Carey Institute and Mohawk Hudson Land Conservancy Complete Conservation Easement

Huck_Aeriel View

Dear Friends and Neighbors,

I am delighted to share with you that the conservation easement to protect the 90-acre campus of the Carey Institute in Rensselaerville is now complete. The easement will be administered by Mohawk Hudson Land Conservancy. The W.P. Carey Foundation, Inc. has joined in the execution of the easement.

A conservation easement is “a voluntary, legal agreement that protects the natural resources of a parcel of land by restricting future land use and/or development on the property in perpetuity.” This easement supports conservation aims of the New York State Constitution, NYS Environmental Law, and the Town of Rensselaerville Comprehensive Plan.

The specific purpose of this easement is to preserve the open spaces (the wooded areas and meadows); to maintain the rural landscape for the benefit of the community; to limit building additions so as to maintain a sustainable density of development and use of the property while simultaneously allowing for the historic use of the property for meetings, residency programs, and celebratory events in order to provide employment and economic opportunities for the community.

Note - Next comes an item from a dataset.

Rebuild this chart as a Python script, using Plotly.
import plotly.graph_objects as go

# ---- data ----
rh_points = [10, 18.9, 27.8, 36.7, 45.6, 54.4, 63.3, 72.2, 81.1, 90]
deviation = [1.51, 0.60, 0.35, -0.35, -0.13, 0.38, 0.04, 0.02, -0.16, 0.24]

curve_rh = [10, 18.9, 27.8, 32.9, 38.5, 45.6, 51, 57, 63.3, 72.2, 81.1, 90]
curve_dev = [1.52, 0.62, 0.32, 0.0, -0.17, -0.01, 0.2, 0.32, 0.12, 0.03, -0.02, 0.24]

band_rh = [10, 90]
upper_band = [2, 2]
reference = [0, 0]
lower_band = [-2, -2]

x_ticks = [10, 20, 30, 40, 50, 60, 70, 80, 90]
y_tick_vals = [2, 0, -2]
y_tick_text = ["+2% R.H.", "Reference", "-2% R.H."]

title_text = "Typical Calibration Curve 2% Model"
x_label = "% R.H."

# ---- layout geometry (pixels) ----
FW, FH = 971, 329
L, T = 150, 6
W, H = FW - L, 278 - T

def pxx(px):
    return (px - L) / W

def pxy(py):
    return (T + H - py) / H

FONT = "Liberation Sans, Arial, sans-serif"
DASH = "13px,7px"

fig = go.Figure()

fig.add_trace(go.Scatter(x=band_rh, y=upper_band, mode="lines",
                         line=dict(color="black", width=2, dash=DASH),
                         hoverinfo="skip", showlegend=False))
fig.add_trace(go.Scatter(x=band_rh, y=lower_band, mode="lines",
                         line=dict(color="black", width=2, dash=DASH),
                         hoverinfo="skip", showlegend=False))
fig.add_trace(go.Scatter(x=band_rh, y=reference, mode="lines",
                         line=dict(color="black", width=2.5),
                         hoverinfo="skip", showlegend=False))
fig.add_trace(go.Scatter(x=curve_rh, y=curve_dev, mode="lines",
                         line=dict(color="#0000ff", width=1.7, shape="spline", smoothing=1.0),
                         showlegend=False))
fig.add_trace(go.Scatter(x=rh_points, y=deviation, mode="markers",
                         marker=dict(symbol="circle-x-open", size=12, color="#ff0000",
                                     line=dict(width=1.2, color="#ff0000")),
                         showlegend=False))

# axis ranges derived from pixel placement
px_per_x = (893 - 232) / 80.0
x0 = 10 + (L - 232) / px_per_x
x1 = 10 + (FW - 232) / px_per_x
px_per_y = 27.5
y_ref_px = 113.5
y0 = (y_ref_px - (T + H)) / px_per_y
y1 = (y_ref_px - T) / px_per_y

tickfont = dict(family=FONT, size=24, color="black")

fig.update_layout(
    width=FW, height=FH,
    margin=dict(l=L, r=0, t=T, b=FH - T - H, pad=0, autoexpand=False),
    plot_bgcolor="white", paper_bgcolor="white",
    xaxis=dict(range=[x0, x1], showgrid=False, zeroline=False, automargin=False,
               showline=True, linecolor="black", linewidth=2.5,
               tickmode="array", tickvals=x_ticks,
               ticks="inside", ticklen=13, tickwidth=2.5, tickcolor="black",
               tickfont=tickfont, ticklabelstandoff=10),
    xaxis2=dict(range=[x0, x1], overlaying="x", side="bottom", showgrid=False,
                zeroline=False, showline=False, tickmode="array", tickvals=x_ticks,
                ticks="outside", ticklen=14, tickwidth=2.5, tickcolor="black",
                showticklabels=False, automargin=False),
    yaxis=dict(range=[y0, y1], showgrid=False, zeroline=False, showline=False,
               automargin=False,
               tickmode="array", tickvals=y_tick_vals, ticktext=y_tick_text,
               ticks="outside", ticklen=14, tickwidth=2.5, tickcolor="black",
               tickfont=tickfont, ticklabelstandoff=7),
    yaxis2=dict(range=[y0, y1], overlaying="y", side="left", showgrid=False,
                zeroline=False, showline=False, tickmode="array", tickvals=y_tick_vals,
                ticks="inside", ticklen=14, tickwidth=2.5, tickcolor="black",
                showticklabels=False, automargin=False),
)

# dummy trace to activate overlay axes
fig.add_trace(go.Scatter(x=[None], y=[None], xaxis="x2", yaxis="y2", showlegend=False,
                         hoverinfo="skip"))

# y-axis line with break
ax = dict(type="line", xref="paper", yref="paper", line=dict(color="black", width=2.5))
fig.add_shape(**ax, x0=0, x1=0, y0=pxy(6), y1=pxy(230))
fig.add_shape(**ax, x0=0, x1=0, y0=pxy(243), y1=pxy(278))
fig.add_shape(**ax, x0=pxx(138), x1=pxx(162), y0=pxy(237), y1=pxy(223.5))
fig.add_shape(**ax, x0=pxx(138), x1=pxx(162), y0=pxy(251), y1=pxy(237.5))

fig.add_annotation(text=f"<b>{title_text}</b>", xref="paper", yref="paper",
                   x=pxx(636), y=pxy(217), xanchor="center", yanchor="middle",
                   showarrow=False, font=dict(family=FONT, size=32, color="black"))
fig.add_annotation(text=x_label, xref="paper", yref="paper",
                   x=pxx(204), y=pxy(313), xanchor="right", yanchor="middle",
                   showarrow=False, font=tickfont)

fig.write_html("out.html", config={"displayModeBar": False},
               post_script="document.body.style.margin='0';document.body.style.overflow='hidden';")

The easement will protect the property from potential future wholesale development, a risk to which the community was exposed when the property was previously listed for sale in 2010.

The easement allows modest development (no more than a 25% increase in building size) in only those areas already built upon. The height of any new building is limited to be lower than the tree line. Wooded and open parts of the campus are permanently protected, and dark sky guidelines are adhered to.

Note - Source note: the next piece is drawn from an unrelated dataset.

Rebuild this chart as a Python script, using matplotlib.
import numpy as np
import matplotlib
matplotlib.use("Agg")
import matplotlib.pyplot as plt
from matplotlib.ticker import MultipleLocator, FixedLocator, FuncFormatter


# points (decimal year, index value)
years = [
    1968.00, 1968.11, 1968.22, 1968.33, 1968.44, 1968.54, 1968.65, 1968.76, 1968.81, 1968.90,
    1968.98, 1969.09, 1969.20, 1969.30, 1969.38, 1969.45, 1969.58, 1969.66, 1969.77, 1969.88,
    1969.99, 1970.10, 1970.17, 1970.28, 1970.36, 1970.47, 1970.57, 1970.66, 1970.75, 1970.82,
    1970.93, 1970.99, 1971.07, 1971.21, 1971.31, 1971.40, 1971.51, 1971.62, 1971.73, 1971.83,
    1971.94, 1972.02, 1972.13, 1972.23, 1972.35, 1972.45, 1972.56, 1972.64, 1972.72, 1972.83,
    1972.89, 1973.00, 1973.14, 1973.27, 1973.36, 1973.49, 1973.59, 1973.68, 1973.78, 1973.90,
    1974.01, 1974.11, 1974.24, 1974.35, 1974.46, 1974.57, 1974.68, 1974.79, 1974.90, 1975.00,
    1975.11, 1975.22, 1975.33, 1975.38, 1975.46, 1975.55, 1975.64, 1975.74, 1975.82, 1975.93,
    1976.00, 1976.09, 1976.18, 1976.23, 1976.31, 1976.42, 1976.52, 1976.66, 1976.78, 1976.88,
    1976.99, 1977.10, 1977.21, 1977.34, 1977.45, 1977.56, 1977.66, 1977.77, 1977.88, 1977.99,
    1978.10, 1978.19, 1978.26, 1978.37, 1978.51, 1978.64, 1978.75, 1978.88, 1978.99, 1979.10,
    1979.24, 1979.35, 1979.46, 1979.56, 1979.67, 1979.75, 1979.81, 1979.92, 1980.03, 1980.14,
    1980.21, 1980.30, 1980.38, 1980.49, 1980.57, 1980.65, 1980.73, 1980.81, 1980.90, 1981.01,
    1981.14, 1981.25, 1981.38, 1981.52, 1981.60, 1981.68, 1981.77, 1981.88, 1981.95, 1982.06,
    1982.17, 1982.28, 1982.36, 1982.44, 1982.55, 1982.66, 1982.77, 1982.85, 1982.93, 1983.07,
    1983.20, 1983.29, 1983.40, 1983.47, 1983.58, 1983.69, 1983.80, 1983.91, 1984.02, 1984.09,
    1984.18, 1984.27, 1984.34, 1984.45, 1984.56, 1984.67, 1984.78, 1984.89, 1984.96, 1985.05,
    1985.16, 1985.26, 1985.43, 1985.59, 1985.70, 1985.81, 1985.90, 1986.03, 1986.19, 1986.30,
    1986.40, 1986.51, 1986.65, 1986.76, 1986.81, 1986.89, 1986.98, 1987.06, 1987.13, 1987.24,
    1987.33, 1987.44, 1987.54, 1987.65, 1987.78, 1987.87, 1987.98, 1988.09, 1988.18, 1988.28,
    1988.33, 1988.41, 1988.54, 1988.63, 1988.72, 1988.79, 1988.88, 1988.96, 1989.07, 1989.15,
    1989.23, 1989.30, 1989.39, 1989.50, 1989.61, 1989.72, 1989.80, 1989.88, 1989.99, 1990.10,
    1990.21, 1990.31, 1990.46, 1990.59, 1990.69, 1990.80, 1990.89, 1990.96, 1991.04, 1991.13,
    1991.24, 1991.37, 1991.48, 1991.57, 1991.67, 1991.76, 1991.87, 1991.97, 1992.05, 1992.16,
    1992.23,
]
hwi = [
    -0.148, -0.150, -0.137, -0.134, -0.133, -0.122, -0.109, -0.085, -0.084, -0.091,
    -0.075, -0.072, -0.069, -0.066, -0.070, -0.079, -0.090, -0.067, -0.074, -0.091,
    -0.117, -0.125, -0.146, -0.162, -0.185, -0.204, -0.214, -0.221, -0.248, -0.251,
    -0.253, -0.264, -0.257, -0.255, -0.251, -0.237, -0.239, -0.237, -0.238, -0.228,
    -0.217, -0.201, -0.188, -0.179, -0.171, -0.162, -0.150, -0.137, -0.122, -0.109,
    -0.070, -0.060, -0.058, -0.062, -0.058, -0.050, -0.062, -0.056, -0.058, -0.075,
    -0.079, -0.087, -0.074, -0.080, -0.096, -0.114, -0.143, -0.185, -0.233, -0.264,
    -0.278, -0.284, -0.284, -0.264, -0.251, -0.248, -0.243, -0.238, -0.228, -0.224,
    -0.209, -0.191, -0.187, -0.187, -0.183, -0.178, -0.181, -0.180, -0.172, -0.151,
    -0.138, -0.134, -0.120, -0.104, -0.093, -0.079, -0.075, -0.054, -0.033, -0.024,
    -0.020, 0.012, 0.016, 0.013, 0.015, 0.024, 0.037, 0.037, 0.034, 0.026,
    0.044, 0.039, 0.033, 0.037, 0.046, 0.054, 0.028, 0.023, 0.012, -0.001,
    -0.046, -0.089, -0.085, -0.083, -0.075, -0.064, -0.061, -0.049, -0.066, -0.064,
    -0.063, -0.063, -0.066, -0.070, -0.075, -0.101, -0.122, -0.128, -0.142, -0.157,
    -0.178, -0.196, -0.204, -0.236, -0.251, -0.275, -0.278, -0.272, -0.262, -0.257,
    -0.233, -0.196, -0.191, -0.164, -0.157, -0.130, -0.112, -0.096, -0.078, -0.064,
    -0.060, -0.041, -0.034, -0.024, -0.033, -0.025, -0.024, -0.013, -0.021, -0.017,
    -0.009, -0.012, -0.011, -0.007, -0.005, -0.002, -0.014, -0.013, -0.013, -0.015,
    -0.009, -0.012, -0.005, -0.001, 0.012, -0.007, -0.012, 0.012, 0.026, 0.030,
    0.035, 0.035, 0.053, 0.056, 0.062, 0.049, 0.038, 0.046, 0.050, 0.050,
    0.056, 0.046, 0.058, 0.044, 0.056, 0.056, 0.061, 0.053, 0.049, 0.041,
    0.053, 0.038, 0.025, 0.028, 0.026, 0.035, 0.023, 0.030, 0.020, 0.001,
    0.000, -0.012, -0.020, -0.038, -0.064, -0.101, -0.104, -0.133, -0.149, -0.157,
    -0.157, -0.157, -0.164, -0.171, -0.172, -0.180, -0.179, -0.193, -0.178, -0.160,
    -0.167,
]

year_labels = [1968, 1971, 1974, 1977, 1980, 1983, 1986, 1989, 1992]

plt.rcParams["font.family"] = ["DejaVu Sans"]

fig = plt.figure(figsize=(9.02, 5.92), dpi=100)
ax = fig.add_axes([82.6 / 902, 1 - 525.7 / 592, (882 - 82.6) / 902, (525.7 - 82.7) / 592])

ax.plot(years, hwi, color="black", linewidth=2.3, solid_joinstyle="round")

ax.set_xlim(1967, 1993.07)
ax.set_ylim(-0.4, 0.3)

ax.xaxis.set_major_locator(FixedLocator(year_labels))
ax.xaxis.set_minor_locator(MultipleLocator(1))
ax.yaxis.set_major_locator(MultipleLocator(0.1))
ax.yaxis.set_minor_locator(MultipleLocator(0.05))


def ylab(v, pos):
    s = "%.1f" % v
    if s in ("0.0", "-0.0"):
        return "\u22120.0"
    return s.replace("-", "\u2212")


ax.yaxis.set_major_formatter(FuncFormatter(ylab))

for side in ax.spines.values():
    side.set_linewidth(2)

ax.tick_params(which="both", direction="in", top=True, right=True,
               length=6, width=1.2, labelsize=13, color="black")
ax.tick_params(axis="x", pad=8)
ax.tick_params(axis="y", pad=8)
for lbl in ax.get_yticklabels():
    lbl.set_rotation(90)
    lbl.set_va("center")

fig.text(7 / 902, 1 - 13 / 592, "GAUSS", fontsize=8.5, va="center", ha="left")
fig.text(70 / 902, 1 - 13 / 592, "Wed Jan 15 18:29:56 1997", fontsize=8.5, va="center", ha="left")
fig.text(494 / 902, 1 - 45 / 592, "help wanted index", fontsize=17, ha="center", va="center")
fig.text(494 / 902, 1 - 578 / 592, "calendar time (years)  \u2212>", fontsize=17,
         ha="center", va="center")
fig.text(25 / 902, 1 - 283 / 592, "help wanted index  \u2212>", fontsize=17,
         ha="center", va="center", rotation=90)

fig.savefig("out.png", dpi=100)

The process of developing this easement has illuminated the wonderful diversity of our community. We consulted widely and received input from the many constituencies across the community, including the Huyck Preserve, the Rensselaerville Historic District Association, the Town Historical Society, the Library, Conkling Hall, and many private individuals who generously shared their thoughts with us.

I am grateful to all of you who contributed your time and expertise to make sure that our unique community can maintain its rural nature forever through this document.